──────── Given information ────────

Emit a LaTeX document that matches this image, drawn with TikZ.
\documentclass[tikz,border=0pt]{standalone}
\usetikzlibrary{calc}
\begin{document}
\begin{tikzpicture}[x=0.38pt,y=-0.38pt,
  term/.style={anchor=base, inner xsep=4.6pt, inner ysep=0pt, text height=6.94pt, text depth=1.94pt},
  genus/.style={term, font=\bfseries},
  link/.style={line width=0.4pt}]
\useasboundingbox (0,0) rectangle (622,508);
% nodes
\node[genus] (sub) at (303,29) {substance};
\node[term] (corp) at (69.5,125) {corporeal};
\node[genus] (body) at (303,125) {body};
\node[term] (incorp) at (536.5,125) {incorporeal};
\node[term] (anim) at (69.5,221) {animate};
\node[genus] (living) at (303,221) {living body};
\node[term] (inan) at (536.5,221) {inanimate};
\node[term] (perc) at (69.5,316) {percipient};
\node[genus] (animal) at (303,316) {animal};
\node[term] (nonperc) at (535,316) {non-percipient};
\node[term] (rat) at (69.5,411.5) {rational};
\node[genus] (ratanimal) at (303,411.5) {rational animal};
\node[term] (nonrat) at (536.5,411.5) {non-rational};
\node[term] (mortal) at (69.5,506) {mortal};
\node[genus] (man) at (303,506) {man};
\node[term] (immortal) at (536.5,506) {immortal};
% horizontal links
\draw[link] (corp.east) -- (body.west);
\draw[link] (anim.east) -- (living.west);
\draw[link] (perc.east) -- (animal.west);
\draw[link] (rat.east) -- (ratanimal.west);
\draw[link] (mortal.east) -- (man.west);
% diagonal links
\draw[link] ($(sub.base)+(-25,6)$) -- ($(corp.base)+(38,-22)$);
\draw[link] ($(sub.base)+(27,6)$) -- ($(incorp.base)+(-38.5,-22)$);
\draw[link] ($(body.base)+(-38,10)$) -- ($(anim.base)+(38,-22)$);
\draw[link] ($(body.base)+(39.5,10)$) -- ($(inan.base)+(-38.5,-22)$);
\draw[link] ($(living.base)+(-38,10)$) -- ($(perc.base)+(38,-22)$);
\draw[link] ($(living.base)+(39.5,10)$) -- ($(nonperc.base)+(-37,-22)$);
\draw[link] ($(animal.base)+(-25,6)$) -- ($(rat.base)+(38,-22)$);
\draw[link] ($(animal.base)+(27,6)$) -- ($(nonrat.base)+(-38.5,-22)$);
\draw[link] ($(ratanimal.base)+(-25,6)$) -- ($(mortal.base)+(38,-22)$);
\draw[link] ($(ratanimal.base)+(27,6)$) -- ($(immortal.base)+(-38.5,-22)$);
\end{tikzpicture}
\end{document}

────────

Exercise directions: Print the whole listing exactly as it is.

Output of the exercise:
Emit a LaTeX document that matches this image, drawn with TikZ.
\documentclass[tikz,border=0pt]{standalone}
\usetikzlibrary{calc}
\begin{document}
\begin{tikzpicture}[x=0.38pt,y=-0.38pt,
  term/.style={anchor=base, inner xsep=4.6pt, inner ysep=0pt, text height=6.94pt, text depth=1.94pt},
  genus/.style={term, font=\bfseries},
  link/.style={line width=0.4pt}]
\useasboundingbox (0,0) rectangle (622,508);
% nodes
\node[genus] (sub) at (303,29) {substance};
\node[term] (corp) at (69.5,125) {corporeal};
\node[genus] (body) at (303,125) {body};
\node[term] (incorp) at (536.5,125) {incorporeal};
\node[term] (anim) at (69.5,221) {animate};
\node[genus] (living) at (303,221) {living body};
\node[term] (inan) at (536.5,221) {inanimate};
\node[term] (perc) at (69.5,316) {percipient};
\node[genus] (animal) at (303,316) {animal};
\node[term] (nonperc) at (535,316) {non-percipient};
\node[term] (rat) at (69.5,411.5) {rational};
\node[genus] (ratanimal) at (303,411.5) {rational animal};
\node[term] (nonrat) at (536.5,411.5) {non-rational};
\node[term] (mortal) at (69.5,506) {mortal};
\node[genus] (man) at (303,506) {man};
\node[term] (immortal) at (536.5,506) {immortal};
% horizontal links
\draw[link] (corp.east) -- (body.west);
\draw[link] (anim.east) -- (living.west);
\draw[link] (perc.east) -- (animal.west);
\draw[link] (rat.east) -- (ratanimal.west);
\draw[link] (mortal.east) -- (man.west);
% diagonal links
\draw[link] ($(sub.base)+(-25,6)$) -- ($(corp.base)+(38,-22)$);
\draw[link] ($(sub.base)+(27,6)$) -- ($(incorp.base)+(-38.5,-22)$);
\draw[link] ($(body.base)+(-38,10)$) -- ($(anim.base)+(38,-22)$);
\draw[link] ($(body.base)+(39.5,10)$) -- ($(inan.base)+(-38.5,-22)$);
\draw[link] ($(living.base)+(-38,10)$) -- ($(perc.base)+(38,-22)$);
\draw[link] ($(living.base)+(39.5,10)$) -- ($(nonperc.base)+(-37,-22)$);
\draw[link] ($(animal.base)+(-25,6)$) -- ($(rat.base)+(38,-22)$);
\draw[link] ($(animal.base)+(27,6)$) -- ($(nonrat.base)+(-38.5,-22)$);
\draw[link] ($(ratanimal.base)+(-25,6)$) -- ($(mortal.base)+(38,-22)$);
\draw[link] ($(ratanimal.base)+(27,6)$) -- ($(immortal.base)+(-38.5,-22)$);
\end{tikzpicture}
\end{document}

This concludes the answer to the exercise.